* Do this: Print exactly the lines from the one containing "Rebuild this chart" through the last line of the records below, both included, and nothing else; omit any pictures.

##### Material supplied

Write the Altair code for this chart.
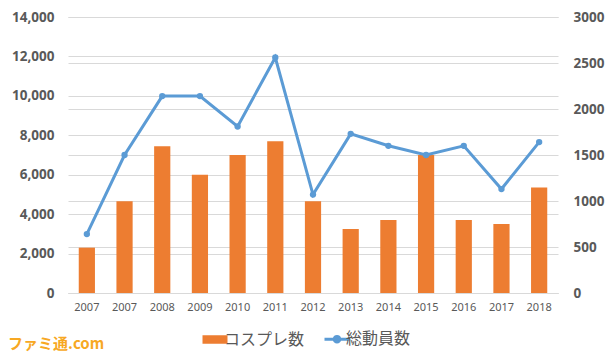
import altair as alt
import pandas as pd

years = ["2007", "2007", "2008", "2009", "2010", "2011", "2012",
         "2013", "2014", "2015", "2016", "2017", "2018"]
cosplay = [2300, 4650, 7450, 6000, 7000, 7700, 4650, 3250, 3700, 7000, 3700, 3500, 5350]
total = [640, 1500, 2140, 2140, 1810, 2560, 1070, 1730, 1600, 1500, 1600, 1130, 1640]
series = ["コスプレ数", "総動員数"]
colors = ["#ED7D31", "#5B9BD5"]
left_ticks = [0, 2000, 4000, 6000, 8000, 10000, 12000, 14000]
right_ticks = [0, 500, 1000, 1500, 2000, 2500, 3000]

df = pd.DataFrame({"i": list(range(len(years))), "year": years,
                   "cos": cosplay, "tot": total})

label_expr = "[" + ",".join(f"'{y}'" for y in years) + "][datum.value]"
GRAY = "#595959"
GRID = "#D9D9D9"
FONT = "Noto Sans"

x = alt.X("i:O", title=None,
          scale=alt.Scale(paddingInner=0.57, paddingOuter=0.285),
          axis=alt.Axis(labelExpr=label_expr, labelAngle=0, ticks=False,
                        domain=True, domainColor=GRID, labelPadding=8,
                        labelFontSize=11, labelColor=GRAY, labelFont=FONT,
                        grid=False))

sym_shape = ("datum.value === '総動員数' ? "
             "'M-1,0H1M-0.22,0A0.22,0.22,0,1,1,0.22,0A0.22,0.22,0,1,1,-0.22,0Z' : "
             "'M-1,-0.34H1V0.34H-1Z'")
sym_color = "datum.value === '総動員数' ? '#5B9BD5' : '#ED7D31'"

legend = alt.Legend(
    title=None, orient="none", direction="horizontal",
    legendX=139, legendY=314,
    labelFont="Noto Sans CJK JP", labelFontSize=16, labelColor=GRAY,
    symbolSize=625, columnPadding=13, labelOffset=1,
    symbolType=alt.ExprRef(expr=sym_shape),
    symbolFillColor=alt.ExprRef(expr=sym_color),
    symbolStrokeColor=alt.ExprRef(expr=sym_color),
    symbolStrokeWidth=alt.ExprRef(expr="datum.value === '総動員数' ? 3 : 0"),
    symbolOpacity=1,
)

color_scale = alt.Scale(domain=series, range=colors)

bars = alt.Chart(df).transform_calculate(s=f"'{series[0]}'").mark_bar().encode(
    x=x,
    y=alt.Y("cos:Q", title=None,
            scale=alt.Scale(domain=[0, 14000]),
            axis=alt.Axis(values=left_ticks, format=",.0f", orient="left",
                          domain=False, ticks=False, labelPadding=14,
                          labelFontSize=13.5, labelColor=GRAY, labelFont=FONT,
                          labelFontWeight="bold",
                          grid=True, gridColor=GRID)),
    color=alt.Color("s:N", scale=color_scale, legend=legend),
)

line = alt.Chart(df).transform_calculate(s=f"'{series[1]}'").mark_line(
    strokeWidth=3, point=alt.OverlayMarkDef(size=40, filled=True)
).encode(
    x=x,
    y=alt.Y("tot:Q", title=None,
            scale=alt.Scale(domain=[0, 3000]),
            axis=alt.Axis(values=right_ticks, format="d", orient="right",
                          domain=False, ticks=False, labelPadding=15,
                          labelFontSize=13.5, labelColor=GRAY, labelFont=FONT,
                          labelFontWeight="bold",
                          grid=True, gridColor=GRID)),
    color=alt.Color("s:N", scale=color_scale, legend=legend),
)

mark_df = pd.DataFrame({"t": ["ファミ通.com"]})
watermark = alt.Chart(mark_df).mark_text(
    align="left", baseline="bottom", fontSize=15, fontWeight="bold",
    font="Noto Sans CJK JP", color="#F7A823"
).encode(x=alt.value(-60), y=alt.value(335), text="t:N")

chart = alt.layer(bars, line, watermark).resolve_scale(y="independent").properties(
    width=490, height=276,
    autosize=alt.AutoSizeParams(type="none"),
    padding={"left": 60, "top": 9, "right": 48, "bottom": 59},
).configure_view(stroke=None)

chart.save("out.html", embed_options={"renderer": "svg", "actions": False})
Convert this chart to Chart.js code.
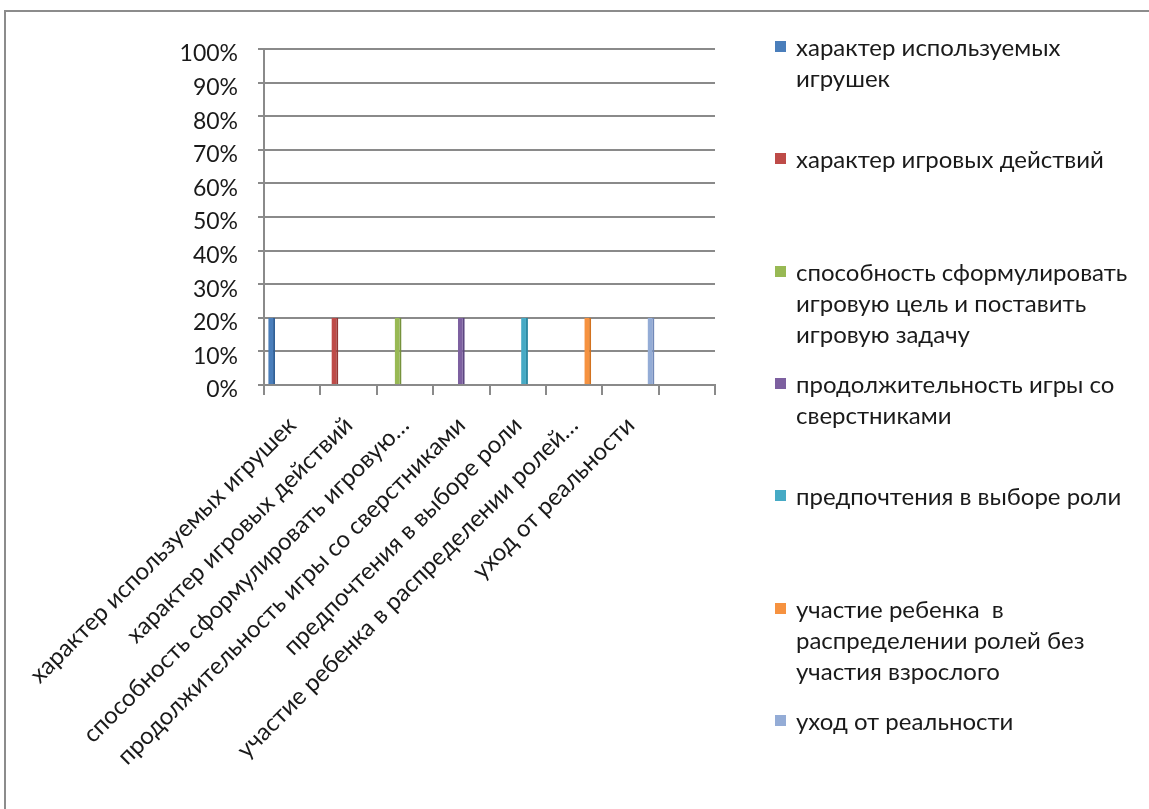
<!DOCTYPE html>
<html>
<head>
<meta charset="utf-8">
<script src="https://cdn.jsdelivr.net/npm/chart.js@4.4.0/dist/chart.umd.min.js"></script>
<style>
  html, body { margin: 0; padding: 0; background: #fff; }
  #wrap { position: relative; width: 1149px; height: 809px; overflow: hidden; }
  #frame { position: absolute; left: 4px; top: 10px; width: 1160px; height: 820px;
           border-top: 2px solid #8c8c8c; border-left: 2px solid #8c8c8c; }
  #chart { position: absolute; left: 0; top: 0; }
  #legend { position: absolute; left: 775px; top: 0; font-family: Lato, "Open Sans", sans-serif;
            font-size: 24px; color: #1a1a1a; }
  .item { position: absolute; left: 0; white-space: pre; line-height: 31px; }
  .box { position: absolute; left: 0; top: 10px; width: 11px; height: 11px; }
  .txt { position: absolute; left: 21px; top: 0; }
</style>
</head>
<body>
<div id="wrap">
  <div id="frame"></div>
  <canvas id="chart" width="1149" height="809"></canvas>
  <div id="legend"></div>
</div>
<script>
// categories / series names
const categories = [
	"характер используемых игрушек",
	"характер игровых действий",
	"способность сформулировать игровую цель и поставить игровую задачу",
	"продолжительность игры со сверстниками",
	"предпочтения в выборе роли",
	"участие ребенка  в распределении ролей без участия взрослого",
	"уход от реальности",
];
// text shown under the x axis (Excel cut the long ones), last slot is empty
const tickLabels = [
	"характер используемых игрушек",
	"характер игровых действий",
	"способность сформулировать игровую…",
	"продолжительность игры со сверстниками",
	"предпочтения в выборе роли",
	"участие ребенка в распределении ролей…",
	"уход от реальности",
	"",
];
// legend text as wrapped in the picture
const legendLines = [
	["характер используемых", "игрушек"],
	["характер игровых действий"],
	["способность сформулировать", "игровую цель и поставить", "игровую задачу"],
	["продолжительность игры со", "сверстниками"],
	["предпочтения в выборе роли"],
	["участие ребенка  в", "распределении ролей без", "участия взрослого"],
	["уход от реальности"],
];
const seriesValues = [20, 20, 20, 20, 20, 20, 20];
const colors = ["#4a7ebb", "#be4b48", "#98b954", "#7d60a0", "#46aac5", "#f69240", "#94acd6"];
const borderColors = ["#2f5f97", "#943532", "#76923c", "#5c4580", "#2e8aa3", "#d2721f", "#7189b8"];

const datasets = categories.map((name, i) => ({
	label: name,
	data: tickLabels.map((_, j) => (j === i ? seriesValues[i] : null)),
	backgroundColor: colors[i],
	borderColor: borderColors[i],
	borderWidth: { right: 2, left: 0, top: 0, bottom: 0 },
	barPercentage: 1,
	categoryPercentage: 0.85,
}));

const fontFamily = "Lato, 'Open Sans', sans-serif";
const gridColor = "#8a8a8a";

const ctx = document.getElementById("chart");
const myChart = new Chart(ctx, {
	type: "bar",
	data: { labels: tickLabels, datasets: datasets },
	options: {
		responsive: false,
		animation: false,
		layout: { padding: { top: 49, right: 434, left: 0, bottom: 0 } },
		plugins: {
			legend: { display: false },
			tooltip: { enabled: false },
		},
		scales: {
			x: {
				grid: { drawOnChartArea: false, color: gridColor, lineWidth: 2, tickLength: 10 },
				border: { color: gridColor, width: 2 },
				ticks: {
					autoSkip: false,
					minRotation: 45,
					maxRotation: 45,
					color: "#1a1a1a",
					font: { family: fontFamily, size: 24 },
					padding: 16,
				},
				afterFit: (scale) => {
					scale.height = 424;
					scale.paddingLeft = 0;
					scale.paddingRight = 0;
				},
			},
			y: {
				min: 0,
				max: 100,
				grid: { color: gridColor, lineWidth: 2, tickLength: 6 },
				border: { color: gridColor, width: 2 },
				ticks: {
					stepSize: 10,
					color: "#1a1a1a",
					font: { family: fontFamily, size: 23 },
					padding: 20,
					labelOffset: 5,
					callback: (v) => v + "%",
				},
				afterFit: (scale) => {
					scale.width = 264;
					scale.paddingTop = 0;
					scale.paddingBottom = 0;
				},
			},
		},
	},
});

// legend on the right, items evenly spaced like Excel's
const legend = document.getElementById("legend");
legendLines.forEach((lines, i) => {
	const item = document.createElement("div");
	item.className = "item";
	item.style.top = 31 + i * 112.3 + "px";
	item.innerHTML =
		'<div class="box" style="background:' + colors[i] + '"></div>' +
		'<div class="txt">' + lines.join("<br>") + "</div>";
	legend.appendChild(item);
});
</script>
</body>
</html>
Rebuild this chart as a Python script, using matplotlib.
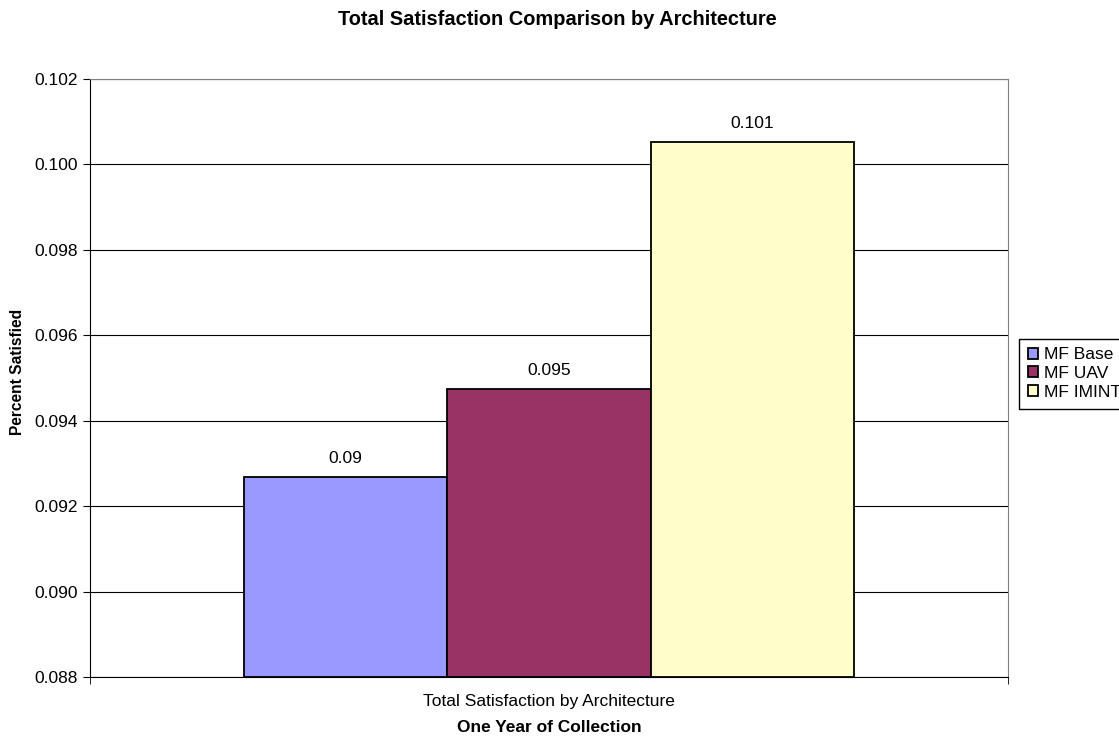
import matplotlib.pyplot as plt
import numpy as np

plt.rcParams['font.family'] = ['Liberation Sans', 'DejaVu Sans']

# series values for the single category
series = ['MF Base', 'MF UAV', 'MF IMINT']
values = [0.09268, 0.09474, 0.10052]
value_labels = ['0.09', '0.095', '0.101']
colors = ['#9999FF', '#993366', '#FFFFCC']
category = 'Total Satisfaction by Architecture'
y_ticks = [0.088, 0.090, 0.092, 0.094, 0.096, 0.098, 0.100, 0.102]

fs = 12.5

fig = plt.figure(figsize=(11.19, 7.43), dpi=100)
ax = fig.add_axes([0.0804, 0.0888, 0.8204, 0.8049])

w = 0.2215
offsets = (np.arange(len(series)) - 1) * w
for off, v, lab, c, name in zip(offsets, values, value_labels, colors, series):
    ax.bar(off, v - y_ticks[0], bottom=y_ticks[0], width=w, color=c,
           edgecolor='black', linewidth=1.3, label=name, zorder=3)
    ax.text(off, v + 0.00027, lab, ha='center', va='bottom', fontsize=fs)

ax.set_xlim(-0.5, 0.5)
ax.set_ylim(y_ticks[0], y_ticks[-1])
ax.set_yticks(y_ticks)
ax.set_yticklabels([f'{t:.3f}' for t in y_ticks], fontsize=fs)
ax.yaxis.grid(True, color='black', linewidth=0.8, zorder=0)
ax.set_xticks([0])
ax.set_xticklabels([category], fontsize=fs)
ax.set_xticks([-0.5, 0.5], minor=True)
ax.tick_params(axis='x', which='major', length=0, pad=12.5)
ax.tick_params(axis='x', which='minor', length=5, color='black')
ax.tick_params(axis='y', length=5, width=0.8, pad=4)

for side in ['top', 'right']:
    ax.spines[side].set_color('#808080')
for side in ['left', 'bottom']:
    ax.spines[side].set_color('black')

ax.set_ylabel('Percent Satisfied', fontsize=11.2, fontweight='bold')
ax.yaxis.set_label_coords(-0.0708, 0.51)
ax.set_xlabel('One Year of Collection', fontsize=fs, fontweight='bold', labelpad=8)
fig.text(0.498, 0.974, 'Total Satisfaction Comparison by Architecture',
         fontsize=14.4, fontweight='bold', ha='center', va='center')

ax.legend(loc='upper left', bbox_to_anchor=(1.012, 0.566), fontsize=fs,
          frameon=True, fancybox=False, edgecolor='black', framealpha=1,
          handlelength=0.6, handleheight=0.6, handletextpad=0.35,
          labelspacing=0.22, borderpad=0.5, borderaxespad=0)

fig.savefig('out.png', dpi=100)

##########

* Completed exercise:
Rebuild this chart as a Python script, using matplotlib.
import matplotlib.pyplot as plt
import numpy as np

plt.rcParams['font.family'] = ['Liberation Sans', 'DejaVu Sans']

# series values for the single category
series = ['MF Base', 'MF UAV', 'MF IMINT']
values = [0.09268, 0.09474, 0.10052]
value_labels = ['0.09', '0.095', '0.101']
colors = ['#9999FF', '#993366', '#FFFFCC']
category = 'Total Satisfaction by Architecture'
y_ticks = [0.088, 0.090, 0.092, 0.094, 0.096, 0.098, 0.100, 0.102]

fs = 12.5

fig = plt.figure(figsize=(11.19, 7.43), dpi=100)
ax = fig.add_axes([0.0804, 0.0888, 0.8204, 0.8049])

w = 0.2215
offsets = (np.arange(len(series)) - 1) * w
for off, v, lab, c, name in zip(offsets, values, value_labels, colors, series):
    ax.bar(off, v - y_ticks[0], bottom=y_ticks[0], width=w, color=c,
           edgecolor='black', linewidth=1.3, label=name, zorder=3)
    ax.text(off, v + 0.00027, lab, ha='center', va='bottom', fontsize=fs)

ax.set_xlim(-0.5, 0.5)
ax.set_ylim(y_ticks[0], y_ticks[-1])
ax.set_yticks(y_ticks)
ax.set_yticklabels([f'{t:.3f}' for t in y_ticks], fontsize=fs)
ax.yaxis.grid(True, color='black', linewidth=0.8, zorder=0)
ax.set_xticks([0])
ax.set_xticklabels([category], fontsize=fs)
ax.set_xticks([-0.5, 0.5], minor=True)
ax.tick_params(axis='x', which='major', length=0, pad=12.5)
ax.tick_params(axis='x', which='minor', length=5, color='black')
ax.tick_params(axis='y', length=5, width=0.8, pad=4)

for side in ['top', 'right']:
    ax.spines[side].set_color('#808080')
for side in ['left', 'bottom']:
    ax.spines[side].set_color('black')

ax.set_ylabel('Percent Satisfied', fontsize=11.2, fontweight='bold')
ax.yaxis.set_label_coords(-0.0708, 0.51)
ax.set_xlabel('One Year of Collection', fontsize=fs, fontweight='bold', labelpad=8)
fig.text(0.498, 0.974, 'Total Satisfaction Comparison by Architecture',
         fontsize=14.4, fontweight='bold', ha='center', va='center')

ax.legend(loc='upper left', bbox_to_anchor=(1.012, 0.566), fontsize=fs,
          frameon=True, fancybox=False, edgecolor='black', framealpha=1,
          handlelength=0.6, handleheight=0.6, handletextpad=0.35,
          labelspacing=0.22, borderpad=0.5, borderaxespad=0)

fig.savefig('out.png', dpi=100)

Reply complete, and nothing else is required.